Larry Stack is the deputy general secretary of the Teachers Union of Ireland. The garda accuse him of acting against the interests of the state by (in Stack’s view) engaging in peaceful industrial action to better the working conditions of teachers. Workers who organize and demand better wages are branded as communists by the far right political party that controls the government. The Garda treat a peaceful march for workers’ rights as a riot. The Garda begin to snatch up union leaders pursuant to newly enacted emergency powers. They place Larry in detention. They arrest journalists. They impose curfews. As time goes on, the government takes control of the media and cuts off access to foreign news.
Larry and his wife Eilish have four kids. Eilish must do her best to hold the family together until Larry returns. But will he return? She wants her oldest son Mark to leave the country so he will not be conscripted into national service, but the government won’t renew the family’s passports. Her plan to smuggle Mark into Northern Ireland is foiled when he refuses to run away from the fight against tyranny.
After Mark disappears, Eilish’s daughter tells her they should all leave the country, but Eilish’s father is developing dementia and she doesn’t know who will take care of him. A sister who lives in Canada tells her that “history is a silent record of people who did not know when to leave.”
When an insurrection takes root, the reader sees it from Eilish’s limited perspective. It is a topic of conversation among people standing in line at the grocer, the subject of newspaper articles she skims. Her attention is focused on more personal issues. She loses her job when her son is branded a traitor. Her younger son blames her for his father’s disappearance. The butcher refuses to serve her because Mark’s name has been published in a list of traitors.
The focus on Eilish gives the novel its power. As the novel moves forward, Eilish finds herself in the middle of a civil war that she can’t wrap her head around. She doesn’t want to abandon her life. She can’t grasp the reality that she can never have that life back. Her house is literally in the middle of a war zone; a newly constructed checkpoint prevents her from traveling on her street. Bombs are falling; mortars are exploding; her roof is collapsing. When rebels seize the street, their curfew and restrictions are just as bad as the government’s, leaving Eilish to tell a curfew enforcer that her son didn’t fight to replace a government with “more of the same.”

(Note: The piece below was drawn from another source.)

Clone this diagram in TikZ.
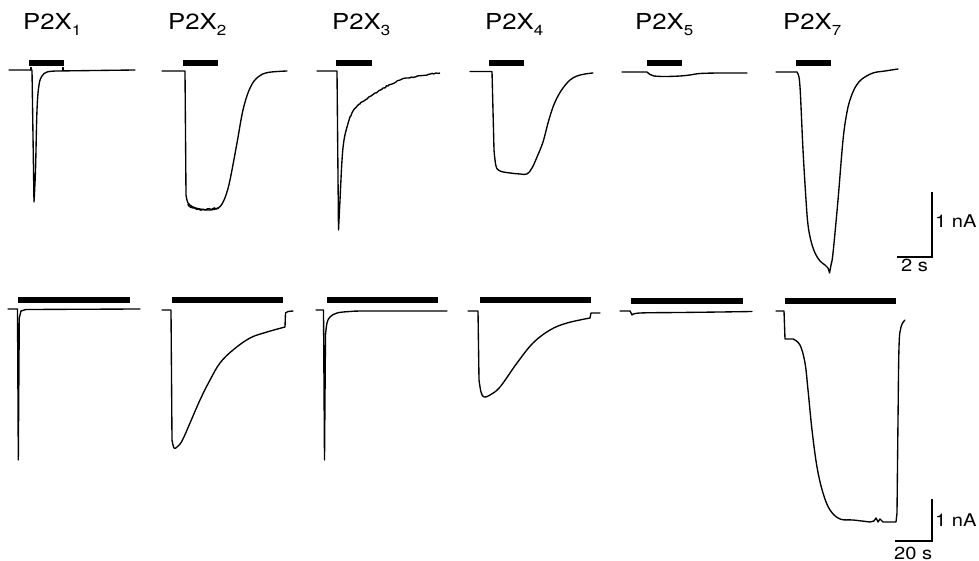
\documentclass[tikz,border=0pt]{standalone}
\usepackage{fontspec}
\setmainfont{TeX Gyre Heros}
\usetikzlibrary{decorations.pathmorphing}
\begin{document}
\begin{tikzpicture}[x=1pt,y=-1pt,
  trace/.style={line width=1.35pt,line join=round,line cap=round},
  stim/.style={line width=6pt},
  sbar/.style={line width=1.3pt},
  lbl/.style={anchor=base west,inner sep=0pt,font=\fontsize{22}{24}\selectfont},
  slbl/.style={anchor=base west,inner sep=0pt,font=\fontsize{17.5}{19}\selectfont}]
\useasboundingbox (0,0) rectangle (979,561);
\newcommand{\plab}[1]{\scalebox{1.17}[1]{P2X\raisebox{-5.5pt}{\fontsize{14.5}{15}\selectfont #1}}}
\newcommand{\slab}[1]{\scalebox{1.15}[1]{#1}}
% labels
\node[lbl] (l1) at (23,30) {\plab{1}};
\node[lbl] (l2) at (168,30) {\plab{2}};
\node[lbl] (l3) at (332,30) {\plab{3}};
\node[lbl] (l4) at (485,30) {\plab{4}};
\node[lbl] (l5) at (635,30) {\plab{5}};
\node[lbl] (l7) at (783,30) {\plab{7}};
% top stimulus bars
\draw[stim] (29,63) -- (64,63);
\draw[stim] (183,63) -- (218,63);
\draw[stim] (336,63) -- (372,63);
\draw[stim] (489,63) -- (524,63);
\draw[stim] (647,63) -- (682,63);
\draw[stim] (796,63) -- (831,63);
% top traces
\draw[trace] (9,70) -- (32,70) -- (34,202) -- plot[smooth,tension=0.6] coordinates {(34,202)(35.5,170)(37,110)(39,85)(42,76)(47,72)(56,71)} -- (135,70);
\draw[trace] (31,67.5) -- (31,70);
\draw[trace] (63,67.5) -- (63,70);
\draw[trace] (162,71) -- (185,71) -- (186,195) -- plot[smooth,tension=0.6] coordinates {(186,195)(188,203)(193,207)(200,209)(210,210)(218,208)(222,204)(226,195)(230,180)(237,143)(243,110)(250,88)(258,77)(268,72.5)(287,71)};
\draw[line width=1.3pt,decorate,decoration={random steps,segment length=2pt,amplitude=1pt}] (188,204) -- (193,208) -- (205,210) -- (219,208);
\draw[trace] (317,71) -- (337,71) -- (338.5,230) -- plot[smooth,tension=0.6] coordinates {(338.5,230)(340,200)(342,160)(344,140)(347,127)(350,117)};
\draw[line width=1.35pt,line join=round,decorate,decoration={random steps,segment length=2pt,amplitude=0.8pt}] (350,117) -- (353,111) -- (356,107.5) -- (360,104) -- (364,101) -- (367,99) -- (371,96) -- (375,93) -- (379,90.5) -- (383,88) -- (388,86) -- (392,84) -- (396,82) -- (400,80) -- (408,78) -- (417,76) -- (428,74.5) -- (440,73);
\draw[trace] (470,71.5) -- (492,71.5) -- (494,150) -- plot[smooth,tension=0.6] coordinates {(494,150)(496,166)(500,171)(510,173)(520,174)(527,174)(532,168)(537,157)(543,142)(548,123)(553,107)(558,96)(563,88)(570,80)(577,76)(585,74)(593,73)};
\draw[trace] (622,72) -- (647,72) -- plot[smooth,tension=0.6] coordinates {(647,72)(650,74.5)(654,76)(665,76.5)(680,76)(690,75)(700,73.5)(720,73)(747,73)};
\draw[trace] (776,72) -- (797,72) -- (798,74) -- plot[smooth,tension=0.6] coordinates {(798,74)(800,87)(803,150)(806,200)(808,225)(811,241)(815,253)(820,261)(825,265)(828,268)(829.5,273)} -- plot[smooth,tension=0.6] coordinates {(829.5,273)(831,265)(833,253)(838,200)(843,140)(847,112)(851,97)(856,86)(862,79)(873,73)(885,71)(898,69)};
% top scale bar
\coordinate (s1t) at (932,192);
\coordinate (s1c) at (932,257);
\coordinate (s1l) at (897,257);
\draw[sbar] (s1t) -- (s1c) -- (s1l);
\node[slbl] (s1n) at (935,228) {\slab{1 nA}};
\node[slbl] (s1s) at (901,272) {\slab{2 s}};
% bottom stimulus bars
\draw[stim] (18,300) -- (130,300);
\draw[stim] (172,300) -- (283,300);
\draw[stim] (327,300) -- (438,300);
\draw[stim] (480,300) -- (591,300);
\draw[stim] (631,301) -- (743,301);
\draw[stim] (785,301) -- (896,301);
% bottom traces
\draw[trace] (8,309) -- (17.5,309) -- (18.3,460) -- (19.3,318) -- (21,311) -- (26,309.5) -- (140,309);
\draw[trace] (162,310) -- (171,310) -- (172,440) -- plot[smooth,tension=0.6] coordinates {(172,440)(174,448)(177,447)(182,441)(190,423)(200,400)(210,380)(220,363)(233,350)(250,338)(267,332)(285,327)} -- (285.5,313) -- (288,311.5) -- (293,311);
\draw[trace] (316,310) -- (323.5,310) -- (324.5,460) -- (325.5,335) -- plot[smooth,tension=0.6] coordinates {(325.5,335)(327,323)(330,317)(337,313)(350,311.5)(367,311)(447,311)};
\draw[trace] (468,311) -- (478,311) -- (479,380) -- plot[smooth,tension=0.6] coordinates {(479,380)(481,392)(484,397)(490,395)(500,387)(517,363)(533,343)(550,330)(567,323)(590,318)} -- (591,313) -- (600,313);
\draw[trace] (620,311) -- (630,311) -- (632,315) -- plot[smooth,tension=0.6] coordinates {(632,315)(640,313)(680,312.5)(720,312)(752,311.5)};
\draw[trace] (776,311) -- (784,311) -- (785,339) -- (793,339) -- plot[smooth,tension=0.6] coordinates {(793,339)(800,345)(805,363)(808,390)(812,430)(817,467)(823,493)(830,510)(840,519)(853,520)(870,522)} -- (874,521) -- (876,518) -- (878,522) -- (880,519) -- (883,522) -- (896,522) -- (897,513) -- plot[smooth,tension=0.6] coordinates {(897,513)(898,420)(899,347)(901,327)(905,320)};
% bottom scale bar
\coordinate (s2t) at (932,499);
\coordinate (s2c) at (932,541);
\coordinate (s2l) at (895,541);
\draw[sbar] (s2t) -- (s2c) -- (s2l);
\node[slbl] (s2n) at (935,526) {\slab{1 nA}};
\node[slbl] (s2s) at (894,559) {\slab{20 s}};
\end{tikzpicture}
\end{document}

The last stages of the story move with the pace of a thriller as Eilish undertakes a journey to freedom. The novel invites the reader to ask what freedom means and what price is worth paying for it. Like other refugees, Eilish regards freedom as an abstract concept that is secondary to the struggle to keep her children alive. While Eilish once believed in free will, she now understands that she has lost the ability to make meaningful choices. Her options are dictated by men with guns.
I don’t think I’ve read another novel that brought home quite so forcefully the experience of civilians who struggle to live in a war zone. Eilish’s constant fear, her desperate attempts to keep her children safe, her self-recriminations for not bringing them out of the country (even at the risk of leaving her husband and father behind) while there was still an opportunity for safe travel, all invite sympathy and understanding, not just for Eilish but for anyone whose life has been disrupted by war.
Scenes that might be familiar — a parent whose mind is slipping away, a child who hurls vile insults at a parent in response to stressful moments — are devoid of the melodrama that a lesser writer might invoke. Paul Lynch strips the scenes to their essence, underplaying the drama to achieve a greater sense of realism.
Prophet Song isn’t overly difficult to read, although long blocks of text without paragraph breaks might be unappealing to some readers. (Read the Amazon reviews of Jonathan Franzen’s novels and you’ll learn that some readers don’t know how to use bookmarks when a writer refuses to make reading easy for them.) The story is so engaging that empathic readers — even those with limited attention spans — should be able to stick with it. Those who do will be rewarded, just as Lynch was rewarded with a well-deserved Booker Prize.